▶ **WRITTEN INSTRUCTION**:
Below are several entries. Transcribe exactly those lines that fall from the one with "Rebuild this chart" through the one with "plt.rcParams['font.family'] = ['Noto", end lines included.

▶ **RECORDED DATA**:
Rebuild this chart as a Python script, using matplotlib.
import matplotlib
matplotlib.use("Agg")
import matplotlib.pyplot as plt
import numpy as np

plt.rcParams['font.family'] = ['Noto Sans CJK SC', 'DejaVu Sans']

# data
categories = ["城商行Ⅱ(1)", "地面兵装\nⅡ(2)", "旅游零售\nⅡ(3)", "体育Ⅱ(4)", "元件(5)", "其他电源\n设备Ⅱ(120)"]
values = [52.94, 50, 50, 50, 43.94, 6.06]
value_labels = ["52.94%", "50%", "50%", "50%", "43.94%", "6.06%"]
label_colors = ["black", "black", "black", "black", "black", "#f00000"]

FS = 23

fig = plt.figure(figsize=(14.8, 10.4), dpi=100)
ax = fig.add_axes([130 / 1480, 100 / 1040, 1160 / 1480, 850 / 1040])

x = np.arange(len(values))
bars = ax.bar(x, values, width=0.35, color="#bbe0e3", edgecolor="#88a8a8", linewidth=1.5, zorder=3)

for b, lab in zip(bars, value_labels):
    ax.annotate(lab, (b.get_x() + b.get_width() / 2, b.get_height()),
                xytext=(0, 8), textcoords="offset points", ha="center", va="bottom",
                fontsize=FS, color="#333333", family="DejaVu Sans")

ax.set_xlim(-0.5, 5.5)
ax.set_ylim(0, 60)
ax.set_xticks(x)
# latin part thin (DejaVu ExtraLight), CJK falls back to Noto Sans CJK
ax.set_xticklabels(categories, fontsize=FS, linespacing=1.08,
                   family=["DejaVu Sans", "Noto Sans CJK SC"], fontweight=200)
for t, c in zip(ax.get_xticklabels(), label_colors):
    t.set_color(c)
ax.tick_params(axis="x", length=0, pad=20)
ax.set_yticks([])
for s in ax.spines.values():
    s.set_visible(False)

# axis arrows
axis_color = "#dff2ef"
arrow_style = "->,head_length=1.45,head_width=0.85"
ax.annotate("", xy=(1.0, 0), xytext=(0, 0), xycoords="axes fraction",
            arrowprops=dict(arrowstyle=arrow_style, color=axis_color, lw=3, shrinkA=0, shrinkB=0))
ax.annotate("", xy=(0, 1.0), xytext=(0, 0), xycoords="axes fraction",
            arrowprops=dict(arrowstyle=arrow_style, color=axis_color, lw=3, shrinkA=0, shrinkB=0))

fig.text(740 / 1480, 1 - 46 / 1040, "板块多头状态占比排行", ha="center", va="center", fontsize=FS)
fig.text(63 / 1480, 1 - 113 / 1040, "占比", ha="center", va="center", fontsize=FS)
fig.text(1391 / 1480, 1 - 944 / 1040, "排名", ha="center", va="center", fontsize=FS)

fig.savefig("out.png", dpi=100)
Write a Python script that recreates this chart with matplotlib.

* * *

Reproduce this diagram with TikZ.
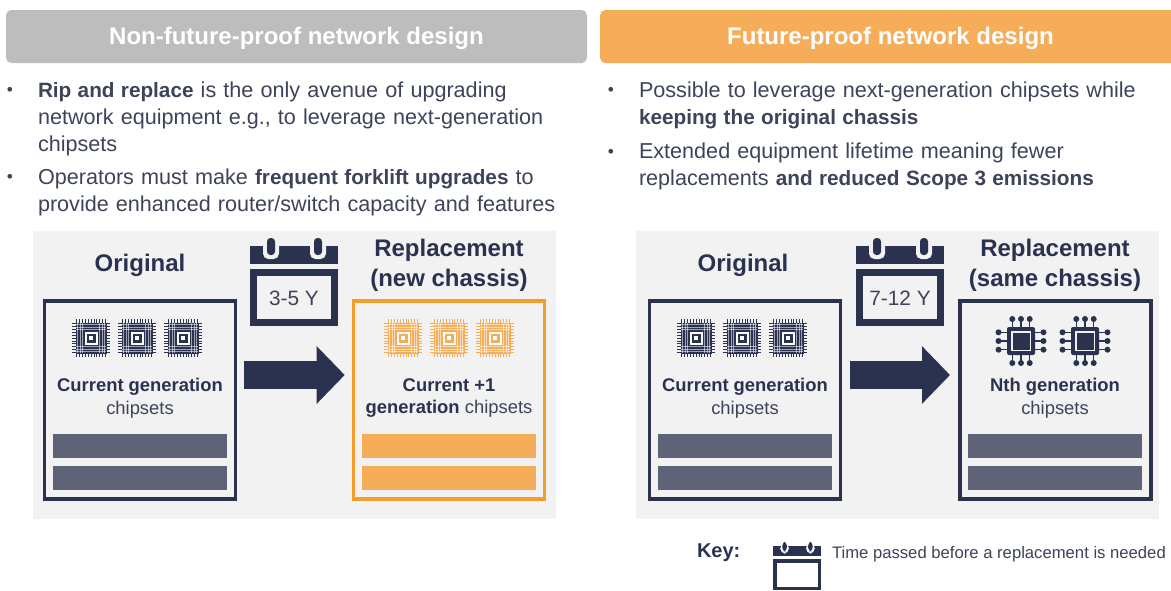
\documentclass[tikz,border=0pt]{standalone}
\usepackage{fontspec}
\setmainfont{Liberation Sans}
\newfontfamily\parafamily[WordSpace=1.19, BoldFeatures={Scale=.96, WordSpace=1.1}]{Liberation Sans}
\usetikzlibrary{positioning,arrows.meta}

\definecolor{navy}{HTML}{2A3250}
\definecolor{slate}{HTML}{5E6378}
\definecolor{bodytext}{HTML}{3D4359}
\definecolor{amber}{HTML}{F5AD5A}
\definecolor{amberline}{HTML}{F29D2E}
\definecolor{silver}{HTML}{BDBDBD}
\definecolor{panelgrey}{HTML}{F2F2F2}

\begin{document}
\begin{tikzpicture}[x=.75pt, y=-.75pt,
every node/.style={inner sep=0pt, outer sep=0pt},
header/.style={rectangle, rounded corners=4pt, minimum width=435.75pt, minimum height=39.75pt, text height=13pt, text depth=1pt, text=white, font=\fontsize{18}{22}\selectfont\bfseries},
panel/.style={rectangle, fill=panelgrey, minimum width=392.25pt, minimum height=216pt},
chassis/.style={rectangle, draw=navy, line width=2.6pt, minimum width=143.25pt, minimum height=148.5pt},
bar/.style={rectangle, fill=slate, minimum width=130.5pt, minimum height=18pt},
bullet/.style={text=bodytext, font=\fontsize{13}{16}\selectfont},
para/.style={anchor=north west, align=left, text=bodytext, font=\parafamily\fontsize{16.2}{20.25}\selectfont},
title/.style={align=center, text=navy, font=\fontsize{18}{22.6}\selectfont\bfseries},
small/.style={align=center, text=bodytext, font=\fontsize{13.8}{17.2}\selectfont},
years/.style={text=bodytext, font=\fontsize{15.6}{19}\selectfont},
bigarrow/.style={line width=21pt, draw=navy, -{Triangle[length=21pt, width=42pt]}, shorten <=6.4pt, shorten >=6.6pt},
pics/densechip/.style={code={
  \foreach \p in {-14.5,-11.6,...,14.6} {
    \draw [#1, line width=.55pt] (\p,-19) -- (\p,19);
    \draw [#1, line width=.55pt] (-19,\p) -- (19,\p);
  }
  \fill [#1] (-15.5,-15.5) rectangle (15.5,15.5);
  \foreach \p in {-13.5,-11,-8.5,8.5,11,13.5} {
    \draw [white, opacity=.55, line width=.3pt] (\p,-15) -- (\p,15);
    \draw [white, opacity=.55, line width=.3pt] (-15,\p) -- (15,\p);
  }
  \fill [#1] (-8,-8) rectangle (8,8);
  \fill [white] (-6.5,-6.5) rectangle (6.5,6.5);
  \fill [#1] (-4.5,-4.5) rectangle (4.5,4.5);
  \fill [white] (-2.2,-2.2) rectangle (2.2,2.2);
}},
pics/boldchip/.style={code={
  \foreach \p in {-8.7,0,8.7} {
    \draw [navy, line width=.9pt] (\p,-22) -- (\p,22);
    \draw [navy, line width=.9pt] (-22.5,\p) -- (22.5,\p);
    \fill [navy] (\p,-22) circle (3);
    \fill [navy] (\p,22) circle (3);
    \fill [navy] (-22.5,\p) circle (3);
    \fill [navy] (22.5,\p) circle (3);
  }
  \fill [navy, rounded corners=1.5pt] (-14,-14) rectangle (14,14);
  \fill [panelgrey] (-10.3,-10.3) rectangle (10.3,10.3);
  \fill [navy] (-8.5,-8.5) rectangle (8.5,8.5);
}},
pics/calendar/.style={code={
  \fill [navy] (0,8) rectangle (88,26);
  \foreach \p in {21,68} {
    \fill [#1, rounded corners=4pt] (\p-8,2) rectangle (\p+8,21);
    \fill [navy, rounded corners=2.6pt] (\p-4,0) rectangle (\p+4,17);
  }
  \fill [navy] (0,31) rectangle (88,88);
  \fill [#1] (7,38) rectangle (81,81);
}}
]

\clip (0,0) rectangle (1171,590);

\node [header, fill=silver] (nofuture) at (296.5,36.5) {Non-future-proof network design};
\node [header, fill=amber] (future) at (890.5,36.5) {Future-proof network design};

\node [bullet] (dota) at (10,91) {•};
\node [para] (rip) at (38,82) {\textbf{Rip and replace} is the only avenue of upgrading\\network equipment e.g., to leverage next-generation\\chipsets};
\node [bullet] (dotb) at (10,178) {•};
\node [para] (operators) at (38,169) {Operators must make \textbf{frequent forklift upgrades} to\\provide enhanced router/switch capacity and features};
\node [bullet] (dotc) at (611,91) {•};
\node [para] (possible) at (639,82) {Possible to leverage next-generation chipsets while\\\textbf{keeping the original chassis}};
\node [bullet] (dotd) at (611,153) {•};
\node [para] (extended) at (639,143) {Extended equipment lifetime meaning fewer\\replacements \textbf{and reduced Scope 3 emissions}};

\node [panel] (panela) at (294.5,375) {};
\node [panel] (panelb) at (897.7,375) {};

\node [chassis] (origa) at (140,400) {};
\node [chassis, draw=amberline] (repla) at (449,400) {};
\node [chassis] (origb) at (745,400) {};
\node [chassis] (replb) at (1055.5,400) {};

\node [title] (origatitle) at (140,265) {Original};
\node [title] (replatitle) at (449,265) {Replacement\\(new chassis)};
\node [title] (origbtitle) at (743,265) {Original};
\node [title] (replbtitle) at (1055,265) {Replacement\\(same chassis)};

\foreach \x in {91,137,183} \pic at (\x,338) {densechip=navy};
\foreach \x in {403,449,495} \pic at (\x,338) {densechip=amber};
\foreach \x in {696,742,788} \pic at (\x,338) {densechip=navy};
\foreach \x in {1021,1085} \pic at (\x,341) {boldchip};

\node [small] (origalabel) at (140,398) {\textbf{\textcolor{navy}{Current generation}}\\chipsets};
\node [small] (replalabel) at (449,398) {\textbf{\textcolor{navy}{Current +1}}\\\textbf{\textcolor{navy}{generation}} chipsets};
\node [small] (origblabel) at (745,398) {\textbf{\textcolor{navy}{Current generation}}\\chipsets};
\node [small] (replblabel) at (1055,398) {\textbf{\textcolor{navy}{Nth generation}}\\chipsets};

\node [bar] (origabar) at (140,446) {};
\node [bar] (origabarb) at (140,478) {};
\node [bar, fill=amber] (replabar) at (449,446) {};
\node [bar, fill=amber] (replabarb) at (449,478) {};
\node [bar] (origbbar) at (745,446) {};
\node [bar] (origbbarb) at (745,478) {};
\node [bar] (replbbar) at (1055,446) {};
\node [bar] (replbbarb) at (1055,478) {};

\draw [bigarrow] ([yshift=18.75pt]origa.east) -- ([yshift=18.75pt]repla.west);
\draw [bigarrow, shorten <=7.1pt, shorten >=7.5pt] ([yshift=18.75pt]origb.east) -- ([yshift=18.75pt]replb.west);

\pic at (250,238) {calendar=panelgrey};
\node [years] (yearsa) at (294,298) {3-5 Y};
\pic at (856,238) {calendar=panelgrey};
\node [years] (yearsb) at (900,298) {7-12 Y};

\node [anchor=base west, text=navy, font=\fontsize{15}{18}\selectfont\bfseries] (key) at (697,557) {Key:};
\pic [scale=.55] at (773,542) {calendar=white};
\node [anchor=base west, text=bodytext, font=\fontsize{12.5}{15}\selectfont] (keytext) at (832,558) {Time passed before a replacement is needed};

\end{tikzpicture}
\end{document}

* * *

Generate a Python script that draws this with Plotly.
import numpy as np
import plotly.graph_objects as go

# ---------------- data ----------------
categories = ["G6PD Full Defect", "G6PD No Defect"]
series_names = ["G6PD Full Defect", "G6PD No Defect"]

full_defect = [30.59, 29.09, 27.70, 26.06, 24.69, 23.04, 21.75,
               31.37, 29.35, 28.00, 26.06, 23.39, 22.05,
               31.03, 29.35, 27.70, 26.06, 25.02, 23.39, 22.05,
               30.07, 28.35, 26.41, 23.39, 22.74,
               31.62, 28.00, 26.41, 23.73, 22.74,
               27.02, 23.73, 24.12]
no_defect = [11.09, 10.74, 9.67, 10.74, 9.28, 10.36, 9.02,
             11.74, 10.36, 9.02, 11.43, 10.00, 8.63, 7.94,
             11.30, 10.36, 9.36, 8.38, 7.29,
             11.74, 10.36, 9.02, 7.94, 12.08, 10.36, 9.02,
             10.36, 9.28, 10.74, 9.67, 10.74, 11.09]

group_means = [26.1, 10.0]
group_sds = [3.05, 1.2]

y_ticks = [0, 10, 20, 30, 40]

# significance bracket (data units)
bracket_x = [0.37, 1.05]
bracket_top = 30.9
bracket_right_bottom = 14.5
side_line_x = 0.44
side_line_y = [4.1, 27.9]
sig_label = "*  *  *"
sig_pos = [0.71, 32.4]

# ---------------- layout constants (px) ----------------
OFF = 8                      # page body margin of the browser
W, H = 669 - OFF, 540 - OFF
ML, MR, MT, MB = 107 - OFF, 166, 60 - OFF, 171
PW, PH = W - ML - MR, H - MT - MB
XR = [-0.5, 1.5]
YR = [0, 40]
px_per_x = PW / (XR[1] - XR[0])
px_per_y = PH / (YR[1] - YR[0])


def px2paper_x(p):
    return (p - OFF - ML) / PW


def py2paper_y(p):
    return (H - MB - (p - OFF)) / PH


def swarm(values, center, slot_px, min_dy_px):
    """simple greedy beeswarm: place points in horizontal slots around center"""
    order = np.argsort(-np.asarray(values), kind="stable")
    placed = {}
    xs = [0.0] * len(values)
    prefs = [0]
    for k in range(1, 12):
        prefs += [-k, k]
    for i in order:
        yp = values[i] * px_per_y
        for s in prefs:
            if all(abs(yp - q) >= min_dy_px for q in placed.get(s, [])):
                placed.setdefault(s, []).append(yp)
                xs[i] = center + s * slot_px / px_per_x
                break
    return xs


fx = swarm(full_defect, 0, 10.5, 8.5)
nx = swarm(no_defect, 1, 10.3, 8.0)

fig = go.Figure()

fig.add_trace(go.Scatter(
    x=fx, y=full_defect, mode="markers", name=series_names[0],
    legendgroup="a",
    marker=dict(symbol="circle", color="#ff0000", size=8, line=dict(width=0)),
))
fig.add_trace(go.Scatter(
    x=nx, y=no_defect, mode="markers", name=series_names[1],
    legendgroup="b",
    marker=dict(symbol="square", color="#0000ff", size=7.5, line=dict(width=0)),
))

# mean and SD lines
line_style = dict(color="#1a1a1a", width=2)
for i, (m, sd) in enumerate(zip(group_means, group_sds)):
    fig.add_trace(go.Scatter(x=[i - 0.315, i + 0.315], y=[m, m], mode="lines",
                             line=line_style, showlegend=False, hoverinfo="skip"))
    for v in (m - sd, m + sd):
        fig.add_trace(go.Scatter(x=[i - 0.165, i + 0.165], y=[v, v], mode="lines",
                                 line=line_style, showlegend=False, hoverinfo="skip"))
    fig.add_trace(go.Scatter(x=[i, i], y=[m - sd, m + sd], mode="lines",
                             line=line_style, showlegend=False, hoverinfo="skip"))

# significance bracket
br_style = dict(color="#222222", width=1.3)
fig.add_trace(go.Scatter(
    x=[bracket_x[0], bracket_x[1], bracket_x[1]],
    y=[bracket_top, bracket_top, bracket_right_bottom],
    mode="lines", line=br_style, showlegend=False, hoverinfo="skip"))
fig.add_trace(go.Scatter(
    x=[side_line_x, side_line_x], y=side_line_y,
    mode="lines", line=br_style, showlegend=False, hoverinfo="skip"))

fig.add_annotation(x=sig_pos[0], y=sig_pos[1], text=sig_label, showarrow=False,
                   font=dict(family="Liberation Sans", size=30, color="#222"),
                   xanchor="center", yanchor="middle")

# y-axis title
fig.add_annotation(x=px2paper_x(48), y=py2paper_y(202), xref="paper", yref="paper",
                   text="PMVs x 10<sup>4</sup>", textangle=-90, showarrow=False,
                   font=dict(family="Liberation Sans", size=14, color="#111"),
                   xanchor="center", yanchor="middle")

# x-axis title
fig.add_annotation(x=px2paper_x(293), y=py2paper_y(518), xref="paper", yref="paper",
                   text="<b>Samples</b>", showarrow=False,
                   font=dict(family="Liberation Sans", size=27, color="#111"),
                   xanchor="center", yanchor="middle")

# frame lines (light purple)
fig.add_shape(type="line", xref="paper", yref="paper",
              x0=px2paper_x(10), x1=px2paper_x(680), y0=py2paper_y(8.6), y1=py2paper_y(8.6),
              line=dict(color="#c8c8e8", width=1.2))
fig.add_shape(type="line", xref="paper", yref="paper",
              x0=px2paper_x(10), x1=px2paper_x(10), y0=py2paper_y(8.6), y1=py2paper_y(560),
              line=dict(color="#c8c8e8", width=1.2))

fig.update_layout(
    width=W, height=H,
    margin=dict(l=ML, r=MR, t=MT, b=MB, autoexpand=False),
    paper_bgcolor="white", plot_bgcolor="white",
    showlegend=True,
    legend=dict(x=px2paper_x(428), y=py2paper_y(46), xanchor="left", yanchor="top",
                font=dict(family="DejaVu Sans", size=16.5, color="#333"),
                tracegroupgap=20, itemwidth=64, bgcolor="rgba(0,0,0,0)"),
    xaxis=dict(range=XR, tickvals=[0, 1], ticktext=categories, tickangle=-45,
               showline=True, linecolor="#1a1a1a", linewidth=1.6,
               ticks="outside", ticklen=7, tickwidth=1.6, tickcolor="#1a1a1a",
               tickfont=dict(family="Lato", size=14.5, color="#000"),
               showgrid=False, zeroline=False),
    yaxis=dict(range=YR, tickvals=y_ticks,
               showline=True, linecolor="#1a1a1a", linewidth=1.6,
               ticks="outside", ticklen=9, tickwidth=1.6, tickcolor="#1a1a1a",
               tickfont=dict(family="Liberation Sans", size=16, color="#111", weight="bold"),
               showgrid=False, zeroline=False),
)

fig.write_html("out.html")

▶ **THE ANSWER**:
Rebuild this chart as a Python script, using matplotlib.
import matplotlib
matplotlib.use("Agg")
import matplotlib.pyplot as plt
import numpy as np

plt.rcParams['font.family'] = ['Noto Sans CJK SC', 'DejaVu Sans']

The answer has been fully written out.